Saturday, October 17, 2015

A Walk (Essay by Sue Kusserow)


A Walk
 Sue Kusserow
Reprinted with permission of Sue Kusserow 
& the Green Mountain Gazette.

When the day gets too long with trivia and nuisance problems, I often drive my car to a dirt road that I have spotted before, as I was speeding along on seemingly ‘essential’ errands that will be solved for the moment of today, but will pop up like gremlins for tomorrow. I turn in on a dirt road that has been repaired somewhat, with water bars, potholes, gashes made from the tractors lopping off the first cutting of hay. The dogs and I are eager to explore, the littlest one jumping out the side window and immediately dropping her hound’s nose into sniffing position. I am not looking for anything particular, just a chance to examine the landscape in microcosm.

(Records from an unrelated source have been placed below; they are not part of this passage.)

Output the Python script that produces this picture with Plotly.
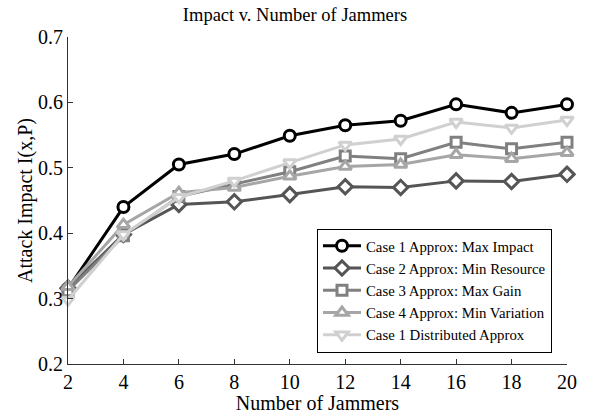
import plotly.graph_objects as go

jammers = [2, 4, 6, 8, 10, 12, 14, 16, 18, 20]
case1_max_impact = [0.315, 0.440, 0.505, 0.521, 0.549, 0.565, 0.572, 0.597, 0.584, 0.597]
case2_min_resource = [0.316, 0.398, 0.444, 0.448, 0.459, 0.471, 0.470, 0.480, 0.479, 0.490]
case3_max_gain = [0.312, 0.396, 0.456, 0.475, 0.494, 0.518, 0.514, 0.539, 0.529, 0.539]
case4_min_variation = [0.318, 0.413, 0.462, 0.470, 0.487, 0.502, 0.505, 0.520, 0.514, 0.523]
case1_distributed = [0.298, 0.398, 0.455, 0.480, 0.508, 0.535, 0.544, 0.570, 0.561, 0.573]

series = [
    ("Case 1 Approx: Max Impact", case1_max_impact, "#000000", "circle", 11),
    ("Case 2 Approx: Min Resource", case2_min_resource, "#555555", "diamond", 11),
    ("Case 3 Approx: Max Gain", case3_max_gain, "#808080", "square", 10),
    ("Case 4 Approx: Min Variation", case4_min_variation, "#a6a6a6", "triangle-up", 11),
    ("Case 1 Distributed Approx", case1_distributed, "#d0d0d0", "triangle-down", 11),
]

font_family = "Liberation Serif, Times New Roman, serif"

fig = go.Figure()
for name, vals, col, sym, msize in series:
    fig.add_trace(go.Scatter(
        x=jammers, y=vals, name=name, mode="lines+markers",
        line=dict(color=col, width=3),
        marker=dict(symbol=sym, size=msize, color="white", line=dict(color=col, width=3)),
        cliponaxis=False,
    ))

fig.update_layout(
    width=590, height=414,
    margin=dict(l=68, r=23, t=37, b=50),
    paper_bgcolor="white", plot_bgcolor="white",
    font=dict(family=font_family, size=20, color="#000000"),
    title=dict(text="Impact v. Number of Jammers", x=0.5, xanchor="center",
               y=1 - 15 / 414, yanchor="middle", font=dict(size=18.5)),
    showlegend=True,
    legend=dict(x=0.499, y=0.414, xanchor="left", yanchor="top",
                bgcolor="white", bordercolor="#000000", borderwidth=1,
                font=dict(size=14.8), itemwidth=38, tracegroupgap=0),
    xaxis=dict(range=[2, 20], tickvals=jammers, ticks="inside", ticklen=5,
               showline=True, linecolor="#333333", linewidth=1, showgrid=False,
               zeroline=False, tickcolor="#333333", automargin=False,
               title=dict(text="Number of Jammers", font=dict(size=20), standoff=0)),
    yaxis=dict(range=[0.2, 0.7], tickvals=[0.2, 0.3, 0.4, 0.5, 0.6, 0.7],
               ticktext=["0.2", "0.3", "0.4", "0.5", "0.6", "0.7"],
               ticks="inside", ticklen=5, showline=True, linecolor="#333333",
               linewidth=1, showgrid=False, zeroline=False, tickcolor="#333333",
               automargin=False,
               title=dict(text="Attack Impact I(x,P)", font=dict(size=20), standoff=0)),
)

fig.write_html("out.html")
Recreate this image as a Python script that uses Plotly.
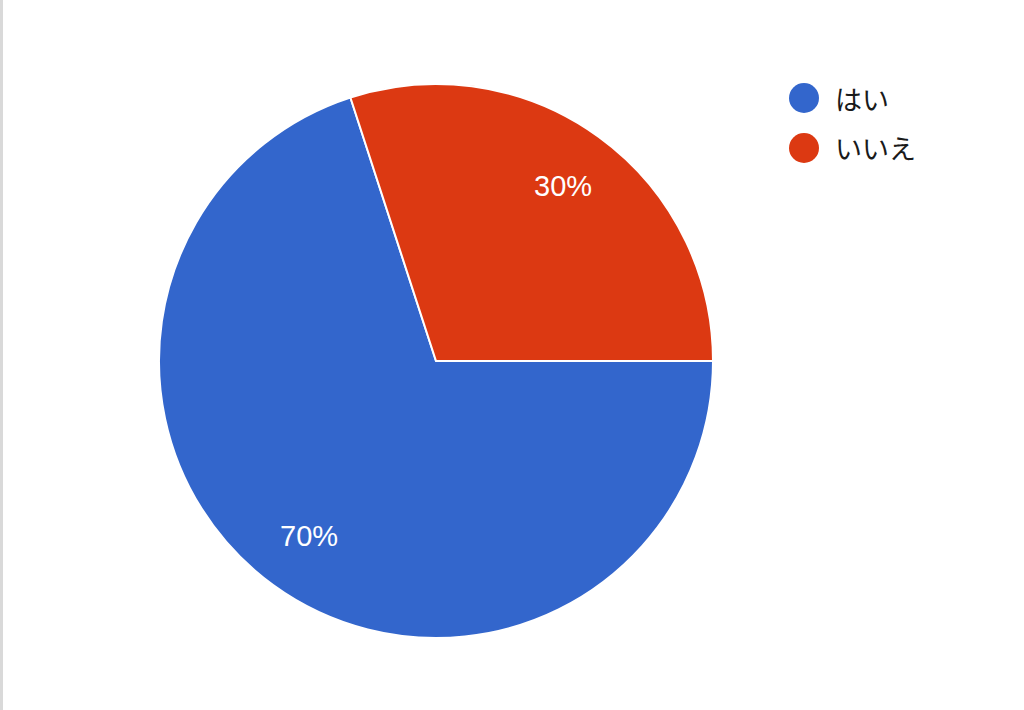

Ah, there is one of my favorites, on the shaded side of the road, with the ruts dribbling in water, which it loves. Meadow Rue: small feathery white blossoms usually smothered by ferns, with leaflets that are in sets of three thin lobes that are covered with fine down. Although very selective about watery spots, it can, in a rather rare lavender-flowered form, grow to a height of three to six feet. (As such it is labeled with its Latin name, Thalictrum, and sold by the expensive pot.) I am not finding that here, but I pull up a few of the whites from the watery leaf mold, using only my fingers. We’ll see if they can survive in a shady part of my topsy-turvy collection, euphemistically called a garden.

And of course, since I had to scrabble my way through ferns, that brings up a subject I would like to study more. I know the common ones: Cinnamon, Interrupted, Sensitive, and our seasonally-decimated Ostrich Fern. I don’t like the Sensitive Fern. It has no graceful fronds to it, and with the first minuscule frost, turns brown. As a portent of winter [is] coming, I don’t enjoy seeing it withering among its cousins. I spot some fern that is unknown, and wish I had brought my fern book. But, on further thought, I am glad that this walk is mine as a neophyte. I am not here to replace simple discovery with deductive education.

The edges of the meadow, where the sun drifts into the road, have a different feeling: the hidden flowers of the Meadow Rue are replaced by the plebeian Daisy, raising its yellow center to its namesake: Days Eye. And of course these are usually accompanied by Black-eyed Susans, which have found the poorest sandy soil in which to struggle forth. But I think, for all its struggles to survive and propagate (it only lasts in the same spot for two summers) I have never seen a happier flower.

The dogs are howling down the road. Must be something ferocious like a frog. That is confirmed by their obvious exploration of a mud puddle: blackened muddy feet and muzzles. A clump of day lilies signals an old cellar hole. The old-fashioned tall bright orange blossoms are almost misplaced in this deserted road. And next to it, are the pale purple showy flowers of the Purple Raspberry bush. The petals drop quickly into my hand and what is left will turn into an acid berry, but I have been told by ‘old-timers’ that they can be made into a jelly… with lots of sugar! What elderly occupant of that deserted cellar hole walked this road to find these berries, using the domestic excuse of provender shining in small jars on a kitchen shelf? Was she giving herself a break, as I am now, to escape routine, and walls, and people?

The leftover leaves of the Trillium, with the flower already turned into tripartite seed, have always intrigued me with their obsession with threes: three leaves, three sepals, three petals, six stamens, and the pistil divided into three parts. I missed its pink phase this spring: as it ages and dies, it turns the pale rose of a blossoming sunrise. Another plant with a peculiar bulbous calyx below its white petals inflated like a tiny football, is everywhere: a plant so common that I never bothered to look it up (what a judgment of overpopulation versus selectivity)… Finally, I decided to lower myself and learn what it was: White Campion, listed with the damning label of: weed.


It is time to go. My busy little internal clock of small errands has just alarmed for the second or third time and the dogs are scrounging around in the back of the car, smelling some old pieces of doggie biscuits. All three of us are muddy, but much calmer than when we arrived. I must remember to do this more often!